As I’ve mentioned before, Monitorama is an amazing conference for the quality content it provides, the single-track framework and the opportunity to meet lots of smart people. One of those talks given by one of those people was all about incident management.

Curt Micol, from Simple, covered different aspects of how they handle incidents internally. It was a timely presentation as we’ve been implementing our own incident response protocol around here. He talked about how they have created their Incident Command Organization, which is made up of an Incident Commander (whoever is on-call), an Incident Signaller (a communications person) and an Incident Engineer (whoever is going to fix the problem).

By training their people to handle communication and coordination, Simple has built up the confidence in their employees and empowered them to work together to solve the problem. If you are interested in hearing what Curt has to say, I encourage everyone to watch his talk because it is chock-full of hard-earned wisdom.

Monitorama PDX 2015 - Curt Micol - Incident Management and the Incident Complexity Framework from Monitorama on Vimeo.

There have been some recent experiences of companies having big issues and then waiting a long time to tell their customers. In order to proactively prepare for and prevent events like this, we’ve created a Crisis Communication team. We’ve taken note of what’s worked at Simple and built our team from different units in the company, including Ops, IT and Marketing.

Here’s what else we’re doing…

 – Additional training. One of the members of our team attended a two-day course from the Institute of Crisis Management and got certified as a crisis communicator. She was able to dig into how other companies are handling events, learn about best practices and receive practical advice on talking to all stakeholders.

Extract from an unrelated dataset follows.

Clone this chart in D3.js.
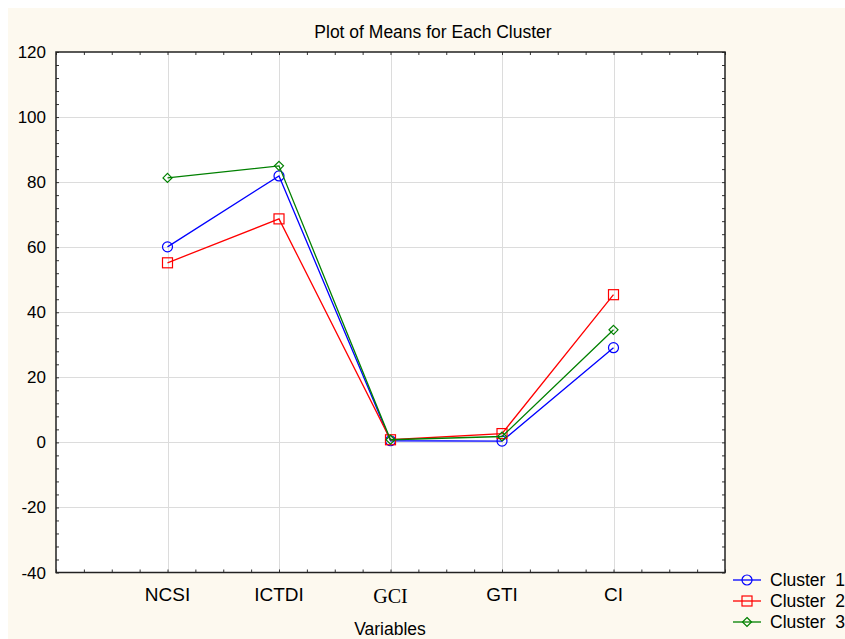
<!DOCTYPE html>
<html>
<head>
<meta charset="utf-8">
<script src="https://cdn.jsdelivr.net/npm/d3@7"></script>
<style>
  body { margin: 0; background: #ffffff; }
  svg text { font-family: "Liberation Sans", Arial, sans-serif; fill: #000; }
</style>
</head>
<body>
<div id="chart"></div>
<script>
var variables = ["NCSI", "ICTDI", "GCI", "GTI", "CI"];
var cluster1 = [60.1, 81.9, 0.5, 0.4, 29.1];
var cluster2 = [55.2, 68.7, 0.8, 2.7, 45.4];
var cluster3 = [81.3, 85.0, 0.8, 1.8, 34.6];
var seriesNames = ["Cluster  1", "Cluster  2", "Cluster  3"];
var yTicks = [-40, -20, 0, 20, 40, 60, 80, 100, 120];

function init(){
    var w = 845, h = 639;
    var left = 56, right = 725, top = 52, bottom = 572.5;
    var colors = ["#0000ff", "#ff0000", "#008000"];
    var shapes = ["circle", "square", "diamond"];
    var series = [cluster1, cluster2, cluster3];

    var svg = d3.select("#chart").append("svg")
      .attr("width", w).attr("height", h);

    // cream background
    svg.append("rect").attr("x", 8).attr("y", 8)
      .attr("width", w - 8).attr("height", h - 8)
      .attr("fill", "#fdf9ef");

    var xScale = d3.scaleLinear().domain([0, 6]).range([left, right]);
    var yScale = d3.scaleLinear().domain([-40, 120]).range([bottom, top]);

    svg.append("rect").attr("x", left).attr("y", top)
      .attr("width", right - left).attr("height", bottom - top)
      .attr("fill", "#ffffff");

    // grid
    svg.selectAll(".hgrid").data(yTicks.slice(1, -1)).enter().append("line")
      .attr("x1", left).attr("x2", right)
      .attr("y1", function(d){ return Math.round(yScale(d)) + 0.5; })
      .attr("y2", function(d){ return Math.round(yScale(d)) + 0.5; })
      .attr("stroke", "#dcdcdc");
    svg.selectAll(".vgrid").data(d3.range(1, 6)).enter().append("line")
      .attr("y1", top).attr("y2", bottom)
      .attr("x1", function(d){ return Math.round(xScale(d)) + 0.5; })
      .attr("x2", function(d){ return Math.round(xScale(d)) + 0.5; })
      .attr("stroke", "#dcdcdc");

    // axes with inward ticks (major + minor)
    var xMinor = d3.range(0, 6.01, 0.25);
    var yMinor = d3.range(-40, 120.1, 4);
    svg.append("g").attr("transform", "translate(0," + bottom + ")")
      .call(d3.axisTop(xScale).tickValues(xMinor).tickSize(3).tickFormat(""));
    svg.append("g").attr("transform", "translate(0," + top + ")")
      .call(d3.axisBottom(xScale).tickValues(xMinor).tickSize(3).tickFormat(""));
    svg.append("g").attr("transform", "translate(" + left + ",0)")
      .call(d3.axisRight(yScale).tickValues(yMinor).tickSize(3).tickFormat(""));
    svg.append("g").attr("transform", "translate(" + right + ",0)")
      .call(d3.axisLeft(yScale).tickValues(yMinor).tickSize(3).tickFormat(""));
    svg.selectAll(".domain").remove();
    svg.selectAll(".tick line").attr("stroke", "#333");

    svg.append("rect").attr("x", left).attr("y", top)
      .attr("width", right - left).attr("height", bottom - top)
      .attr("fill", "none").attr("stroke", "#222").attr("stroke-width", 1.5);

    // y tick labels
    svg.selectAll(".ylab").data(yTicks).enter().append("text")
      .attr("x", 46).attr("y", function(d){ return yScale(d) + 6; })
      .attr("text-anchor", "end").style("font-size", "17px")
      .text(function(d){ return d; });

    // x labels
    svg.selectAll(".xlab").data(variables).enter().append("text")
      .attr("x", function(d, i){ return xScale(i + 1); })
      .attr("y", 601)
      .attr("text-anchor", "middle")
      .style("font-size", function(d){ return d === "GCI" ? "20px" : "19px"; })
      .style("font-family", function(d){ return d === "GCI" ? "'Liberation Serif', 'Times New Roman', serif" : null; })
      .attr("dy", function(d){ return d === "GCI" ? 2 : 0; })
      .text(function(d){ return d; });

    svg.append("text").attr("x", 390).attr("y", 635)
      .attr("text-anchor", "middle").style("font-size", "17.5px").text("Variables");
    svg.append("text").attr("x", 433).attr("y", 37.5)
      .attr("text-anchor", "middle").style("font-size", "17.5px").text("Plot of Means for Each Cluster");

    var line = d3.line()
      .x(function(d, i){ return xScale(i + 1); })
      .y(function(d){ return yScale(d); });

    function drawMarker(g, shape, color, cx, cy){
      if (shape === "circle") {
        g.append("circle").attr("cx", cx).attr("cy", cy).attr("r", 5)
          .attr("fill", "none").attr("stroke", color).attr("stroke-width", 1.2);
      } else if (shape === "square") {
        g.append("rect").attr("x", cx - 5).attr("y", cy - 5)
          .attr("width", 10).attr("height", 10)
          .attr("fill", "none").attr("stroke", color).attr("stroke-width", 1.2);
      } else {
        g.append("path")
          .attr("d", "M" + cx + "," + (cy - 4.5) + "L" + (cx + 4.5) + "," + cy + "L" + cx + "," + (cy + 4.5) + "L" + (cx - 4.5) + "," + cy + "Z")
          .attr("fill", "none").attr("stroke", color).attr("stroke-width", 1.2);
      }
    }

    series.forEach(function(vals, s){
      var g = svg.append("g");
      g.append("path").datum(vals).attr("d", line)
        .attr("fill", "none").attr("stroke", colors[s]).attr("stroke-width", 1.3);
      vals.forEach(function(v, i){
        drawMarker(g, shapes[s], colors[s], xScale(i + 1), yScale(v));
      });
    });

    // legend
    seriesNames.forEach(function(name, s){
      var y = 580 + s * 21;
      var g = svg.append("g");
      g.append("line").attr("x1", 733).attr("x2", 761).attr("y1", y).attr("y2", y)
        .attr("stroke", colors[s]).attr("stroke-width", 1.3);
      drawMarker(g, shapes[s], colors[s], 747, y);
      g.append("text").attr("x", 770).attr("y", y + 6)
        .style("font-size", "17.5px").style("white-space", "pre")
        .attr("xml:space", "preserve").text(name);
    });
}

window.onload = init;
</script>
</body>
</html>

 – Practicing empathy. Everyone on the Crisis Communication team has been on-call before; some of us for many, many years. We’ve all been through the drills, we know how much it sucks and we can put ourselves in the shoes of our customers quite easily. This is tremendously helpful when picking the right path with our most valuable stakeholders.

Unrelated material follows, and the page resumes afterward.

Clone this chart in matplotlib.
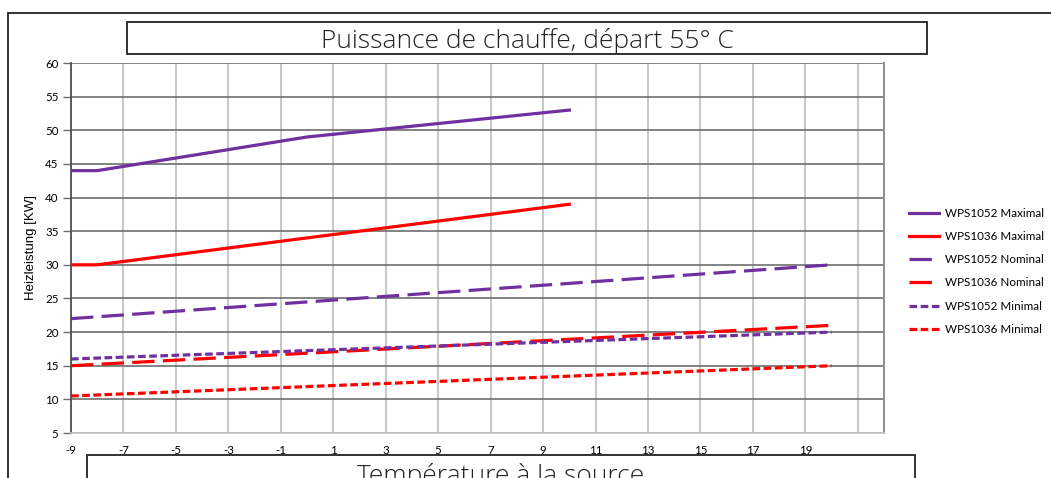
import matplotlib
matplotlib.use("Agg")
import matplotlib.pyplot as plt
from matplotlib.patches import Rectangle

PURPLE = "#7030A0"
RED = "#FF0000"

# source temperature (deg C) / heating power (kW)
x_max_1052 = [-9, -8, 0, 10]
y_max_1052 = [44, 44, 49, 53]
x_max_1036 = [-9, -8, 10]
y_max_1036 = [30, 30, 39]
x_nom = [-9, 20]
y_nom_1052 = [22, 30]
y_nom_1036 = [15, 21]
x_min = [-9, 20]
y_min_1052 = [16, 20]
y_min_1036 = [10.5, 15]

x_ticks = list(range(-9, 20, 2))
x_grid = list(range(-9, 22, 2))
y_ticks = list(range(5, 61, 5))

W, H = 1051, 478
fig = plt.figure(figsize=(W / 100, H / 100), dpi=100)

def px(x0, y0, x1, y1):
    # pixel box -> figure fraction [left, bottom, width, height]
    return [x0 / W, 1 - y1 / H, (x1 - x0) / W, (y1 - y0) / H]

ax = fig.add_axes(px(71, 63, 884, 433))

lw = 2.3
long_dash = (7.0, 2.6)
short_dash = (2.4, 1.1)
ax.plot(x_max_1052, y_max_1052, color=PURPLE, lw=lw, label="WPS1052 Maximal")
ax.plot(x_max_1036, y_max_1036, color=RED, lw=lw, label="WPS1036 Maximal")
ax.plot(x_nom, y_nom_1052, color=PURPLE, lw=lw, dashes=long_dash, label="WPS1052 Nominal")
ax.plot(x_nom, y_nom_1036, color=RED, lw=lw, dashes=long_dash, label="WPS1036 Nominal")
ax.plot(x_min, y_min_1052, color=PURPLE, lw=lw, dashes=short_dash, label="WPS1052 Minimal")
ax.plot(x_min, y_min_1036, color=RED, lw=lw, dashes=short_dash, label="WPS1036 Minimal")

ax.set_xlim(-9, 22)
ax.set_ylim(5, 60)
ax.set_yticks(y_ticks)
ax.set_xticks(x_grid)
ax.set_xticklabels([str(v) if v in x_ticks else "" for v in x_grid])
for v in x_grid:
    ax.axvline(v, color="#bdbdbd", lw=1.2, zorder=0)
for v in y_ticks:
    ax.axhline(v, color="#6e6e6e", lw=1.2, zorder=0)

ax.tick_params(axis="y", length=6, width=1, color="#6e6e6e", labelsize=8.3, pad=3)
ax.tick_params(axis="x", length=0, labelsize=8.3, pad=9)
for lab in ax.get_xticklabels() + ax.get_yticklabels():
    lab.set_fontfamily("Lato")
ax.spines["top"].set_visible(False)
ax.spines["left"].set_color("#505050")
ax.spines["left"].set_linewidth(1.3)
ax.spines["right"].set_color("#909090")
ax.spines["right"].set_linewidth(1.5)
ax.spines["bottom"].set_color("#c8c8c8")
ax.spines["bottom"].set_linewidth(1.2)

ax.set_ylabel("Heizleistung [KW]", fontsize=9.5, fontfamily="Liberation Sans", labelpad=6)

fig.legend(loc="upper left", bbox_to_anchor=(904 / W, 1 - 203 / H), frameon=False,
           prop={"family": "Lato", "size": 8.4}, handlelength=2.6, handletextpad=0.5,
           labelspacing=1.05, borderaxespad=0)

# outer frame, title box, bottom label box
fig.patches.append(Rectangle((8 / W, -0.05), 1.1, 1.05 - 13 / H,
                             transform=fig.transFigure, fill=False, ec="#222222", lw=1.3))
fig.patches.append(Rectangle(px(127, 22, 927, 54)[:2], 800 / W, 32 / H,
                             transform=fig.transFigure, fill=False, ec="#222222", lw=1.3))
fig.patches.append(Rectangle((87 / W, -0.05), (915 - 87) / W, 0.05 + 1 - 455 / H,
                             transform=fig.transFigure, fill=False, ec="#222222", lw=1.3))

fig.text(527 / W, 1 - 48 / H, "Puissance de chauffe, départ 55° C", ha="center", va="baseline",
         fontsize=19, fontfamily="Open Sans", fontweight="light", color="#222222")
# the axis title sits partly below the image edge, as in the original
fig.text(501 / W, 1 - 483 / H, "Température à la source", ha="center", va="baseline",
         fontsize=19, fontfamily="Open Sans", fontweight="light", color="#222222")

fig.savefig("out.png", dpi=100)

 – Conducting post-mortems. We meet to talk about how we did after each incident, discussing what worked and coming up with action items to improve our process. It’s the only way to learn from your mistakes and become better.

 – Drinking our own Kool Aid. Because the VictorOps incident timeline provides one place that you can easily get the context you need around the event, we use our own product (crazy!) to coordinate communication during a firefight. We also have a Slack room dedicated to Crisis Communication and should our own platform go down (shudder), we can easily hop in there to keep the conversation going.

 – Creating transparent objectives. Simply put, we want to provide updates to our customers on what we know, when we know it. This is our mission statement, guiding principle and promise to everyone using VictorOps.

** – Maintaining preferred communications: **Statuspage and our Twitter support handle are two simple but effective tools for updating our customers. By keeping these channels refreshed during an incident, we can tell our customers what’s happening and have a direct line of communication. You want to be talking in the places that your customers are hanging out and these two are essential for our audience.

In these days of social media ubiquity, you can’t just ignore an incident and hope that no one notices. You can either have your customers hear the news from you or they can hear it on Twitter from someone else. We’re embracing a top-down culture of transparency which means that notifying our customers two weeks after an incident happens isn’t an option.

We’re also learning as we go, so if you have any feedback or ideas, we welcome it.